Développement du monachisme en Auvergne et Velay

Nous avons dissocié trois périodes de fondation monastique, selon un découpage conventionnel : le monachisme primitif qui correspond à la période dite « mérovingienne » (Ve-VIIIe siècle), le monachisme carolingien (IXe-Xe siècle), les fondations monastiques du Moyen Âge central (XIe-XIIIe siècle). Cette simplification chronologique s’explique par l’imprécision des dates de fondation.

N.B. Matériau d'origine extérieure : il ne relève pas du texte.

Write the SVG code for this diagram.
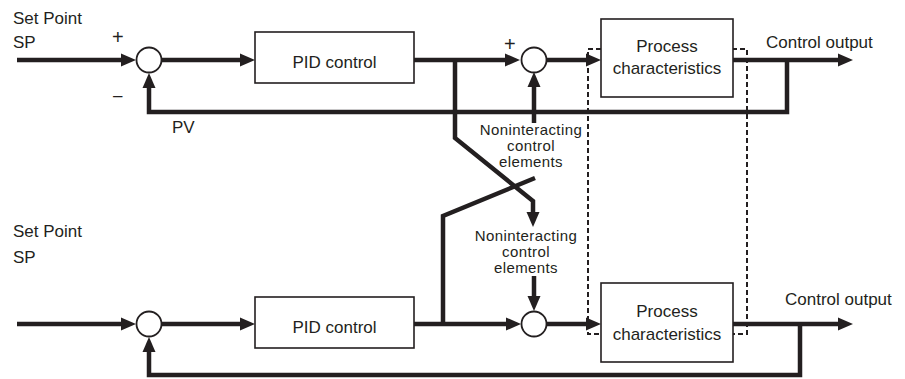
<svg xmlns="http://www.w3.org/2000/svg" width="905" height="379" viewBox="0 0 905 379">
<style>
.w{fill:none;stroke:#231f20;stroke-width:4.5;stroke-linejoin:miter;stroke-linecap:butt}
.box{fill:#fff;stroke:#231f20;stroke-width:1.6}
.sum{fill:#fff;stroke:#231f20;stroke-width:1.8}
.dash{fill:none;stroke:#231f20;stroke-width:2;stroke-dasharray:5 3}
.t{font-family:"Liberation Sans",Arial,Helvetica,sans-serif;font-size:17px;fill:#231f20}
.c{text-anchor:middle}
.s{font-size:15px;letter-spacing:0.4px}
.p{font-size:20px}
</style>
<defs>
<marker id="ah" markerUnits="userSpaceOnUse" markerWidth="15" markerHeight="14" refX="5" refY="7" orient="auto">
<path d="M0,0.5 L15,7 L0,13.5 z" fill="#231f20"/>
</marker>
</defs>
<rect id="dashed-group" class="dash" x="588" y="49" width="159" height="285"/>
<g id="connectors">
<path class="w" d="M17,60 H126" marker-end="url(#ah)"/>
<path class="w" d="M162,60 H245" marker-end="url(#ah)"/>
<path class="w" d="M414,60 H510" marker-end="url(#ah)"/>
<path class="w" d="M546,60 H591" marker-end="url(#ah)"/>
<path class="w" d="M733,60 H843" marker-end="url(#ah)"/>
<path class="w" d="M787,60 V112 H149 V83" marker-end="url(#ah)"/>
<path class="w" d="M455,60 V138 L533,201 V217" marker-end="url(#ah)"/>
<path class="w" d="M534,123 V82" marker-end="url(#ah)"/>
<path class="w" d="M17,324 H126" marker-end="url(#ah)"/>
<path class="w" d="M162,324 H245" marker-end="url(#ah)"/>
<path class="w" d="M414,324 H511" marker-end="url(#ah)"/>
<path class="w" d="M547,324 H591" marker-end="url(#ah)"/>
<path class="w" d="M733,324 H843" marker-end="url(#ah)"/>
<path class="w" d="M800,324 V375 H149 V347" marker-end="url(#ah)"/>
<path class="w" d="M443,324 V216 L535,178"/>
<path class="w" d="M534,276 V301" marker-end="url(#ah)"/>
</g>
<g id="sum1"><circle class="sum" cx="149" cy="60" r="12.5"/></g>
<g id="sum2"><circle class="sum" cx="534" cy="60" r="12.5"/></g>
<g id="sum3"><circle class="sum" cx="149" cy="324" r="12.5"/></g>
<g id="sum4"><circle class="sum" cx="534" cy="324" r="12.5"/></g>
<g id="pid1"><rect class="box" x="255" y="32" width="159" height="51"/><text class="t c" x="334.5" y="68">PID control</text></g>
<g id="pid2"><rect class="box" x="255" y="297" width="159" height="51"/><text class="t c" x="334.5" y="333">PID control</text></g>
<g id="proc1"><rect class="box" x="601" y="19" width="132" height="78"/><text class="t c" x="667" y="52">Process</text><text class="t c" x="667" y="74">characteristics</text></g>
<g id="proc2"><rect class="box" x="601" y="283" width="132" height="79"/><text class="t c" x="667" y="317">Process</text><text class="t c" x="667" y="340">characteristics</text></g>
<g id="labels">
<text class="t" x="13" y="24">Set Point</text>
<text class="t" x="13" y="48">SP</text>
<text class="t p" x="112" y="44">+</text>
<text class="t" x="113" y="101">–</text>
<text class="t p" x="504" y="51">+</text>
<text class="t" x="172" y="133">PV</text>
<text class="t" x="766" y="48">Control output</text>
<text class="t" x="13" y="237">Set Point</text>
<text class="t" x="13" y="263">SP</text>
<text class="t" x="785" y="305">Control output</text>
</g>
<g id="nonint1"><text class="t c s" x="531" y="135">Noninteracting</text><text class="t c s" x="531" y="151">control</text><text class="t c s" x="531" y="167">elements</text></g>
<g id="nonint2"><text class="t c s" x="526" y="241">Noninteracting</text><text class="t c s" x="526" y="257">control</text><text class="t c s" x="526" y="273">elements</text></g>
</svg>
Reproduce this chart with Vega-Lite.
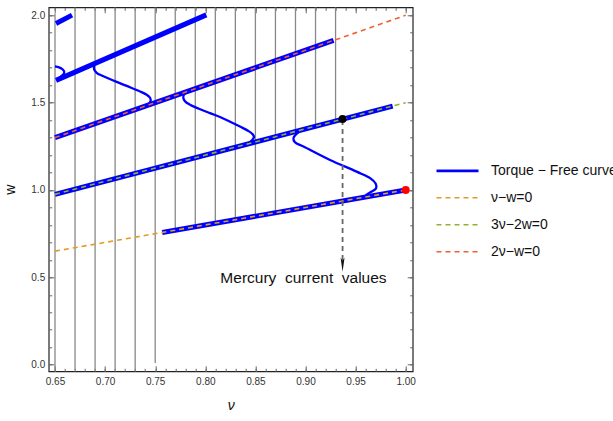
{
  "$schema": "https://vega.github.io/schema/vega-lite/v6.json",
  "width": 364,
  "height": 364,
  "autosize": {"type": "none"},
  "padding": {"left": 48.7, "top": 7.3, "right": 200.3, "bottom": 49.7},
  "background": "white",
  "config": {
    "view": {"stroke": "#222", "strokeWidth": 1.2},
    "axis": {"grid": false, "domain": false, "labelFont": "Liberation Sans", "labelFontSize": 10, "labelColor": "#333", "tickColor": "#666", "tickWidth": 1, "titleFont": "Liberation Sans", "titleFontSize": 14, "titleFontWeight": "normal", "titleColor": "#111", "labelFlush": false, "labelOverlap": false},
    "legend": {"orient": "none", "legendX": 386.3, "legendY": 155.5, "padding": 0, "symbolSize": 1764, "clipHeight": 16, "rowPadding": 11, "labelOffset": 11, "labelFont": "Liberation Sans", "labelFontSize": 14, "labelColor": "#111", "labelLimit": 300, "symbolOpacity": 1}
  },
  "datasets": {
    "verts": [
      {"nu": 0.65, "lo": -0.037, "hi": 2.01},
      {"nu": 0.67, "lo": -0.03, "hi": 2.045},
      {"nu": 0.69, "lo": -0.035, "hi": 2.045},
      {"nu": 0.71, "lo": -0.035, "hi": 2.045},
      {"nu": 0.73, "lo": -0.035, "hi": 2.045},
      {"nu": 0.75, "lo": 0.01, "hi": 2.045},
      {"nu": 0.77, "lo": 0.77, "hi": 2.045},
      {"nu": 0.79, "lo": 0.79, "hi": 2.045},
      {"nu": 0.81, "lo": 0.81, "hi": 2.045},
      {"nu": 0.83, "lo": 0.83, "hi": 2.045},
      {"nu": 0.85, "lo": 0.85, "hi": 2.045},
      {"nu": 0.87, "lo": 0.87, "hi": 2.045},
      {"nu": 0.89, "lo": 1.335, "hi": 2.045},
      {"nu": 0.91, "lo": 1.365, "hi": 2.045},
      {"nu": 0.93, "lo": 1.395, "hi": 2.045}
    ],
    "thick": [
      {"seg": "A", "i": 0, "nu": 0.757, "w": 0.757},
      {"seg": "A", "i": 1, "nu": 1.0, "w": 1.0},
      {"seg": "B", "i": 0, "nu": 0.65, "w": 0.975},
      {"seg": "B", "i": 1, "nu": 0.987, "w": 1.4805},
      {"seg": "C", "i": 0, "nu": 0.65, "w": 1.3},
      {"seg": "C", "i": 1, "nu": 0.928, "w": 1.856},
      {"seg": "D", "i": 0, "nu": 0.651, "w": 1.6275},
      {"seg": "D", "i": 1, "nu": 0.801, "w": 2.0025},
      {"seg": "E", "i": 0, "nu": 0.651, "w": 1.953},
      {"seg": "E", "i": 1, "nu": 0.667, "w": 2.001}
    ],
    "thin": [
      {"seg": "S1", "i": 0, "nu": 0.650, "w": 1.707},
      {"seg": "S1", "i": 1, "nu": 0.654, "w": 1.702},
      {"seg": "S1", "i": 2, "nu": 0.657, "w": 1.693},
      {"seg": "S1", "i": 3, "nu": 0.659, "w": 1.680},
      {"seg": "S1", "i": 4, "nu": 0.659, "w": 1.668},
      {"seg": "S1", "i": 5, "nu": 0.657, "w": 1.655},
      {"seg": "S1", "i": 6, "nu": 0.655, "w": 1.645},
      {"seg": "S2", "i": 0, "nu": 0.6892, "w": 1.722},
      {"seg": "S2", "i": 1, "nu": 0.689, "w": 1.690},
      {"seg": "S2", "i": 2, "nu": 0.6916, "w": 1.671},
      {"seg": "S2", "i": 3, "nu": 0.6966, "w": 1.655},
      {"seg": "S2", "i": 4, "nu": 0.7216, "w": 1.596},
      {"seg": "S2", "i": 5, "nu": 0.7349, "w": 1.564},
      {"seg": "S2", "i": 6, "nu": 0.7415, "w": 1.545},
      {"seg": "S2", "i": 7, "nu": 0.7448, "w": 1.528},
      {"seg": "S2", "i": 8, "nu": 0.7455, "w": 1.512},
      {"seg": "S2", "i": 9, "nu": 0.7441, "w": 1.497},
      {"seg": "S2", "i": 10, "nu": 0.7415, "w": 1.484},
      {"seg": "S3", "i": 0, "nu": 0.7797, "w": 1.557},
      {"seg": "S3", "i": 1, "nu": 0.778, "w": 1.531},
      {"seg": "S3", "i": 2, "nu": 0.7797, "w": 1.508},
      {"seg": "S3", "i": 3, "nu": 0.7847, "w": 1.488},
      {"seg": "S3", "i": 4, "nu": 0.8047, "w": 1.440},
      {"seg": "S3", "i": 5, "nu": 0.8147, "w": 1.418},
      {"seg": "S3", "i": 6, "nu": 0.8346, "w": 1.363},
      {"seg": "S3", "i": 7, "nu": 0.843, "w": 1.338},
      {"seg": "S3", "i": 8, "nu": 0.8475, "w": 1.318},
      {"seg": "S3", "i": 9, "nu": 0.8486, "w": 1.302},
      {"seg": "S3", "i": 10, "nu": 0.8463, "w": 1.283},
      {"seg": "S3", "i": 11, "nu": 0.843, "w": 1.267},
      {"seg": "S4", "i": 0, "nu": 0.8945, "w": 1.338},
      {"seg": "S4", "i": 1, "nu": 0.888, "w": 1.297},
      {"seg": "S4", "i": 2, "nu": 0.8895, "w": 1.273},
      {"seg": "S4", "i": 3, "nu": 0.898, "w": 1.249},
      {"seg": "S4", "i": 4, "nu": 0.9245, "w": 1.172},
      {"seg": "S4", "i": 5, "nu": 0.951, "w": 1.105},
      {"seg": "S4", "i": 6, "nu": 0.9645, "w": 1.068},
      {"seg": "S4", "i": 7, "nu": 0.970, "w": 1.037},
      {"seg": "S4", "i": 8, "nu": 0.9705, "w": 1.010},
      {"seg": "S4", "i": 9, "nu": 0.966, "w": 0.991},
      {"seg": "S4", "i": 10, "nu": 0.960, "w": 0.970}
    ],
    "dashed": [
      {"series": "ν−w=0", "nu": 0.65, "w": 0.65},
      {"series": "ν−w=0", "nu": 1.0, "w": 1.0},
      {"series": "3ν−2w=0", "nu": 0.65, "w": 0.975},
      {"series": "3ν−2w=0", "nu": 1.0, "w": 1.5},
      {"series": "2ν−w=0", "nu": 0.65, "w": 1.3},
      {"series": "2ν−w=0", "nu": 1.0, "w": 2.0}
    ]
  },
  "resolve": {"axis": {"x": "independent", "y": "independent"}},
  "layer": [
    {
      "data": {"name": "verts"},
      "mark": {"type": "rule", "color": "#888", "strokeWidth": 1.3},
      "encoding": {
        "x": {"field": "nu", "type": "quantitative", "scale": {"domain": [0.64371, 1.00699], "nice": false, "zero": false},
              "axis": {"orient": "bottom", "values": [0.65, 0.7, 0.75, 0.8, 0.85, 0.9, 0.95, 1.0], "format": ".2f", "ticks": false, "labelPadding": 5, "title": "ν", "titleFontStyle": "italic", "titlePadding": 12}},
        "y": {"field": "lo", "type": "quantitative", "scale": {"domain": [-0.0378, 2.0458], "nice": false, "zero": false},
              "axis": {"orient": "left", "values": [0, 0.5, 1, 1.5, 2], "format": ".1f", "ticks": false, "labelPadding": 4, "title": "w", "titlePadding": 13}},
        "y2": {"field": "hi"}
      }
    },
    {
      "data": {"name": "thick"},
      "mark": {"type": "line", "strokeWidth": 5},
      "encoding": {
        "x": {"field": "nu", "type": "quantitative", "scale": {"domain": [0.64371, 1.00699], "nice": false, "zero": false},
              "axis": {"orient": "bottom", "values": [0.65, 0.7, 0.75, 0.8, 0.85, 0.9, 0.95, 1.0], "labels": false, "tickSize": -5.5, "title": null}},
        "y": {"field": "w", "type": "quantitative", "scale": {"domain": [-0.0378, 2.0458], "nice": false, "zero": false},
              "axis": {"orient": "left", "values": [0, 0.5, 1, 1.5, 2], "labels": false, "tickSize": -5.5, "title": null}},
        "detail": {"field": "seg"},
        "order": {"field": "i"},
        "color": {"datum": "Torque − Free curve"}
      }
    },
    {
      "data": {"name": "thin"},
      "mark": {"type": "line", "strokeWidth": 2.3, "interpolate": "catmull-rom"},
      "encoding": {
        "x": {"field": "nu", "type": "quantitative", "scale": {"domain": [0.64371, 1.00699], "nice": false, "zero": false},
              "axis": {"orient": "bottom", "values": [0.65,0.66,0.67,0.68,0.69,0.7,0.71,0.72,0.73,0.74,0.75,0.76,0.77,0.78,0.79,0.8,0.81,0.82,0.83,0.84,0.85,0.86,0.87,0.88,0.89,0.9,0.91,0.92,0.93,0.94,0.95,0.96,0.97,0.98,0.99,1.0], "labels": false, "tickSize": -3, "title": null}},
        "y": {"field": "w", "type": "quantitative", "scale": {"domain": [-0.0378, 2.0458], "nice": false, "zero": false},
              "axis": {"orient": "left", "values": [0,0.1,0.2,0.3,0.4,0.5,0.6,0.7,0.8,0.9,1.0,1.1,1.2,1.3,1.4,1.5,1.6,1.7,1.8,1.9,2.0], "labels": false, "tickSize": -3, "title": null}},
        "detail": {"field": "seg"},
        "order": {"field": "i"},
        "color": {"datum": "Torque − Free curve"}
      }
    },
    {
      "data": {"name": "dashed"},
      "mark": {"type": "line"},
      "encoding": {
        "x": {"field": "nu", "type": "quantitative", "scale": {"domain": [0.64371, 1.00699], "nice": false, "zero": false},
              "axis": {"orient": "top", "values": [0.65, 0.7, 0.75, 0.8, 0.85, 0.9, 0.95, 1.0], "labels": false, "tickSize": -5.5, "title": null}},
        "y": {"field": "w", "type": "quantitative", "scale": {"domain": [-0.0378, 2.0458], "nice": false, "zero": false},
              "axis": {"orient": "right", "values": [0, 0.5, 1, 1.5, 2], "labels": false, "tickSize": -5.5, "title": null}},
        "color": {"field": "series", "type": "nominal",
                  "scale": {"domain": ["Torque − Free curve", "ν−w=0", "3ν−2w=0", "2ν−w=0"], "range": ["#0000ff", "#E19C24", "#8FB032", "#EB6235"]},
                  "legend": {"title": null}},
        "strokeDash": {"field": "series", "type": "nominal",
                  "scale": {"domain": ["Torque − Free curve", "ν−w=0", "3ν−2w=0", "2ν−w=0"], "range": [[1, 0], [5, 4], [5, 4], [5, 4]]},
                  "legend": {"title": null}},
        "strokeWidth": {"field": "series", "type": "nominal",
                  "scale": {"type": "ordinal", "domain": ["Torque − Free curve", "ν−w=0", "3ν−2w=0", "2ν−w=0"], "range": [2.8, 1.6, 1.6, 1.6]},
                  "legend": {"title": null}}
      }
    },
    {
      "data": {"values": [{"nu": 0.937, "w1": 1.40, "w2": 0.585}]},
      "mark": {"type": "rule", "color": "#666", "strokeWidth": 1.8, "strokeDash": [5, 4]},
      "encoding": {
        "x": {"field": "nu", "type": "quantitative", "axis": null},
        "y": {"field": "w1", "type": "quantitative", "axis": null},
        "y2": {"field": "w2"}
      }
    },
    {
      "data": {"values": [{"nu": 0.937, "w": 0.572}]},
      "mark": {"type": "point", "filled": true, "opacity": 1, "color": "#111", "size": 196, "shape": "M-0.28,-1L0,1L0.28,-1L0,-0.6Z"},
      "encoding": {
        "x": {"field": "nu", "type": "quantitative", "axis": null},
        "y": {"field": "w", "type": "quantitative", "axis": null}
      }
    },
    {
      "data": {"values": [{"nu": 0.937, "w": 1.406, "c": "#000000"}, {"nu": 1.0, "w": 1.0, "c": "#ff0000"}]},
      "mark": {"type": "point", "filled": true, "opacity": 1, "size": 64, "shape": "circle"},
      "encoding": {
        "x": {"field": "nu", "type": "quantitative", "scale": {"domain": [0.64371, 1.00699], "nice": false, "zero": false},
              "axis": {"orient": "top", "values": [0.65,0.66,0.67,0.68,0.69,0.7,0.71,0.72,0.73,0.74,0.75,0.76,0.77,0.78,0.79,0.8,0.81,0.82,0.83,0.84,0.85,0.86,0.87,0.88,0.89,0.9,0.91,0.92,0.93,0.94,0.95,0.96,0.97,0.98,0.99,1.0], "labels": false, "tickSize": -3, "title": null}},
        "y": {"field": "w", "type": "quantitative", "scale": {"domain": [-0.0378, 2.0458], "nice": false, "zero": false},
              "axis": {"orient": "right", "values": [0,0.1,0.2,0.3,0.4,0.5,0.6,0.7,0.8,0.9,1.0,1.1,1.2,1.3,1.4,1.5,1.6,1.7,1.8,1.9,2.0], "labels": false, "tickSize": -3, "title": null}},
        "fill": {"field": "c", "type": "nominal", "scale": null}
      }
    },
    {
      "data": {"values": [{"nu": 0.898, "w": 0.499, "label": "Mercury\u00a0 current\u00a0 values"}]},
      "mark": {"type": "text", "font": "Liberation Sans", "fontSize": 15.5, "color": "#111", "align": "center", "baseline": "middle"},
      "encoding": {
        "x": {"field": "nu", "type": "quantitative", "axis": null},
        "y": {"field": "w", "type": "quantitative", "axis": null},
        "text": {"field": "label"}
      }
    }
  ]
}
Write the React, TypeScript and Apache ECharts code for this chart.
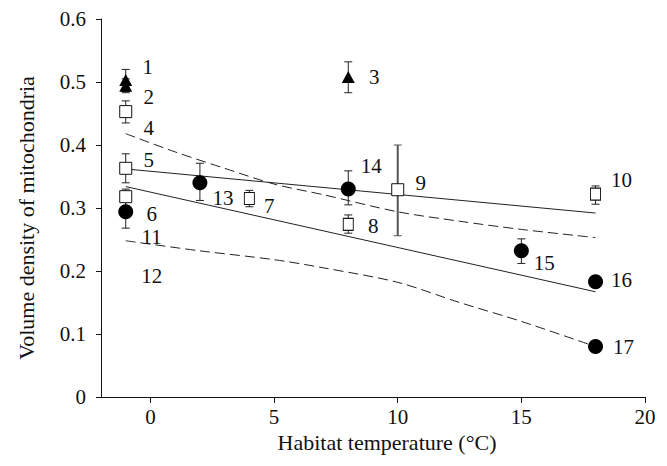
import React, { useEffect, useRef } from "react";
import * as echarts from "echarts";

// ---- data ----
const pointIds = ["1", "2", "3", "4", "5", "6", "7", "8", "9", "10", "11", "12", "13", "14", "15", "16", "17"];
const temps = [-1, -1, 8, -1, -1, -1, 4, 8, 10, 18, -1, -1, 2, 8, 15, 18, 18];
const volDensity = [0.503, 0.494, 0.508, 0.453, 0.363, 0.318, 0.315, 0.274, 0.329, 0.322, 0.294, 0.294, 0.340, 0.330, 0.232, 0.183, 0.080];
const errLow = [0.485, 0.483, 0.483, 0.435, 0.340, 0.300, 0.302, 0.260, 0.256, 0.306, 0.268, null, 0.312, 0.305, 0.212, null, null];
const errHigh = [0.520, 0.505, 0.532, 0.470, 0.386, 0.330, 0.328, 0.289, 0.400, 0.335, 0.318, null, 0.371, 0.359, 0.251, null, null];
const markerKind = ["tri", "tri", "tri", "sq", "sq", "sq", "sqn", "sqn", "sq", "sqn", "circ", "none", "circ", "circ", "circ", "circ", "circ"];

// regression lines (endpoints)
const fitXs = [-1, 18];
const upperFit = [0.362, 0.292];
const lowerFit = [0.334, 0.167];

// dashed confidence band around lower fit
const upperBandX = [-1, 1, 3, 5, 7, 10, 12.5, 15, 18];
const upperBandY = [0.418, 0.389, 0.363, 0.338, 0.321, 0.294, 0.279, 0.266, 0.253];
const lowerBandX = [-1, 2, 5, 7, 10, 12.5, 15, 18];
const lowerBandY = [0.248, 0.232, 0.218, 0.205, 0.182, 0.150, 0.120, 0.080];

const xTicks = [0, 5, 10, 15, 20];

// label placement (layout, px offsets from marker centre)
const labelOffsets: Record<string, [number, number]> = {
  "1": [22, -13], "2": [23, 11], "3": [26, 0], "4": [23, 16], "5": [23, -8],
  "6": [26, 17], "7": [20, 7], "8": [25, 2], "9": [23, -7], "10": [26, -14],
  "11": [26, 25], "12": [26, 64], "13": [23, 15], "14": [23, -23],
  "15": [23, 12], "16": [26, -2], "17": [28, 0],
};

const FONT = "Liberation Serif";
const INK = "#111";

function pointsOf(kinds: string[]) {
  const out: any[] = [];
  pointIds.forEach((id, i) => {
    if (!kinds.includes(markerKind[i])) return;
    const item: any = {
      name: id,
      value: [temps[i], volDensity[i]],
      label: { offset: labelOffsets[id] },
    };
    if (markerKind[i] === "sqn") item.symbolSize = [10, 12];
    out.push(item);
  });
  return out;
}

function errData(wide: boolean) {
  const out: any[] = [];
  pointIds.forEach((id, i) => {
    if (errLow[i] == null) return;
    if ((id === "9") !== wide) return;
    out.push([temps[i], errLow[i], errHigh[i]]);
  });
  return out;
}

const labelStyle = {
  show: true,
  formatter: "{b}",
  position: "inside",
  align: "center",
  verticalAlign: "middle",
  fontFamily: FONT,
  fontSize: 21,
  lineHeight: 14,
  color: INK,
};

function errRender(color: string, width: number) {
  return (params: any, api: any) => {
    const x = api.value(0);
    const p1 = api.coord([x, api.value(1)]);
    const p2 = api.coord([x, api.value(2)]);
    const w = 4;
    const style = { stroke: color, lineWidth: width };
    return {
      type: "group",
      children: [
        { type: "line", shape: { x1: p1[0], y1: p1[1], x2: p2[0], y2: p2[1] }, style },
        { type: "line", shape: { x1: p1[0] - w, y1: p1[1], x2: p1[0] + w, y2: p1[1] }, style: { stroke: color, lineWidth: 1 } },
        { type: "line", shape: { x1: p2[0] - w, y1: p2[1], x2: p2[0] + w, y2: p2[1] }, style: { stroke: color, lineWidth: 1 } },
      ],
    };
  };
}

export default function App() {
  const ref = useRef<HTMLDivElement>(null);
  useEffect(() => {
    if (!ref.current) return;
    const chart = echarts.init(ref.current, undefined, { renderer: "svg" });
    const option: any = {
      animation: false,
      backgroundColor: "#fff",
      textStyle: { fontFamily: FONT },
      grid: { left: 101, right: 22, top: 19, bottom: 69 },
      xAxis: {
        type: "value",
        min: -2,
        max: 20,
        name: "Habitat temperature (°C)",
        nameLocation: "middle",
        nameGap: 34,
        nameTextStyle: { fontFamily: FONT, fontSize: 22, color: INK, padding: [0, 0, 0, 28] },
        axisLine: { onZero: false, lineStyle: { color: INK, width: 1 } },
        axisTick: { show: true, length: 6, customValues: xTicks, lineStyle: { color: INK } },
        axisLabel: { customValues: xTicks, fontFamily: FONT, fontSize: 21, color: INK, margin: 9 },
        splitLine: { show: false },
      },
      yAxis: {
        type: "value",
        min: 0,
        max: 0.6,
        interval: 0.1,
        name: "Volume density of mitochondria",
        nameLocation: "middle",
        nameGap: 64,
        nameTextStyle: { fontFamily: FONT, fontSize: 22, color: INK, padding: [0, 20, 0, 0] },
        axisLine: { show: true, onZero: false, lineStyle: { color: INK, width: 1 } },
        axisTick: { show: true, length: 5, lineStyle: { color: INK } },
        axisLabel: {
          fontFamily: FONT,
          fontSize: 21,
          color: INK,
          margin: 15,
          formatter: (v: number) => (v === 0 ? "0" : v.toFixed(1)),
        },
        splitLine: { show: false },
      },
      series: [
        {
          type: "custom",
          z: 1,
          renderItem: errRender("#222", 1),
          encode: { x: 0, y: [1, 2] },
          data: errData(false),
        },
        {
          type: "custom",
          z: 1,
          renderItem: errRender("#555", 2),
          encode: { x: 0, y: [1, 2] },
          data: errData(true),
        },
        {
          type: "line",
          z: 2,
          symbol: "none",
          lineStyle: { color: "#222", width: 1 },
          data: fitXs.map((x, i) => [x, upperFit[i]]),
        },
        {
          type: "line",
          z: 2,
          symbol: "none",
          lineStyle: { color: "#222", width: 1 },
          data: fitXs.map((x, i) => [x, lowerFit[i]]),
        },
        {
          type: "line",
          z: 2,
          symbol: "none",
          smooth: 0.3,
          lineStyle: { color: "#222", width: 1, type: [10, 5] },
          data: upperBandX.map((x, i) => [x, upperBandY[i]]),
        },
        {
          type: "line",
          z: 2,
          symbol: "none",
          smooth: 0.3,
          lineStyle: { color: "#222", width: 1, type: [10, 5] },
          data: lowerBandX.map((x, i) => [x, lowerBandY[i]]),
        },
        {
          type: "scatter",
          z: 3,
          symbol: "rect",
          symbolSize: [12, 12],
          itemStyle: { color: "#fff", borderColor: "#111", borderWidth: 1, opacity: 1 },
          label: labelStyle,
          data: pointsOf(["sq", "sqn"]),
        },
        {
          type: "scatter",
          z: 4,
          symbol: "triangle",
          symbolSize: [13, 12],
          itemStyle: { color: "#000", opacity: 1 },
          label: labelStyle,
          data: pointsOf(["tri"]),
        },
        {
          type: "scatter",
          z: 4,
          symbol: "circle",
          symbolSize: 15,
          itemStyle: { color: "#000", opacity: 1 },
          label: labelStyle,
          data: pointsOf(["circ"]),
        },
        {
          type: "scatter",
          z: 4,
          symbol: "circle",
          symbolSize: 2,
          itemStyle: { color: "rgba(0,0,0,0)", opacity: 1 },
          label: labelStyle,
          data: pointsOf(["none"]),
        },
      ],
    };
    chart.setOption(option);
    return () => chart.dispose();
  }, []);
  return (
    <div
      ref={ref}
      style={{ position: "fixed", left: 0, top: 0, width: 667, height: 466, background: "#fff" }}
    />
  );
}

Le paysage monastique du pagus arverne se construit dès le Ve siècle par l’accueil d’expériences érémitiques, par de nombreuses dévotions aux évêques et confesseurs auvergnats, et enfin par la constitution de véritables communautés s’établissant dans les campagnes : à Menat, un monastère bénédictin est fondé à la fin de ce siècle ; Saint Mart et ses compagnons se regroupent dans des cellules troglodytiques au début du VIe siècle, au pied du Puy-Châteix, et finissent par constituer une véritable communauté à la tête d’un domaine temporel ; Grégoire de Tours  mentionne un établissement de moines vertueux pour l’année 570 dans la forêt de Randan. L’évergétisme princier est à l’origine de plusieurs fondations majeures. En Haute-Auvergne, l’érection du prieuré ou doyenné de Mauriac est attribuée à la fille de Clovis, dépendant de la prestigieuse abbaye sénonaise Saint-Pierre-le-Vif. À Mozac, le duc d’Aquitaine et comte d’Auvergne fonde un monastère vers 623-631. On voit aussi naître des maisons de filles, comme celles de Marsat, de Saint-Pierre de Beaumont et de Saint-Pierre de Chantoin. L’empreinte chrétienne précoce atteint en premier lieu le noyau épiscopal, soit Clermont et ses abords, mais la diversité des initiatives pieuses permet au monachisme de fleurir dans les marges occidentales du diocèse et dans ses montagnes. L’évergétisme épiscopal s’exerce aussi à l’est du couloir élavérin où Genès fonde le monastère Saint-Sébastien de Manglieu au milieu du VIIe siècle.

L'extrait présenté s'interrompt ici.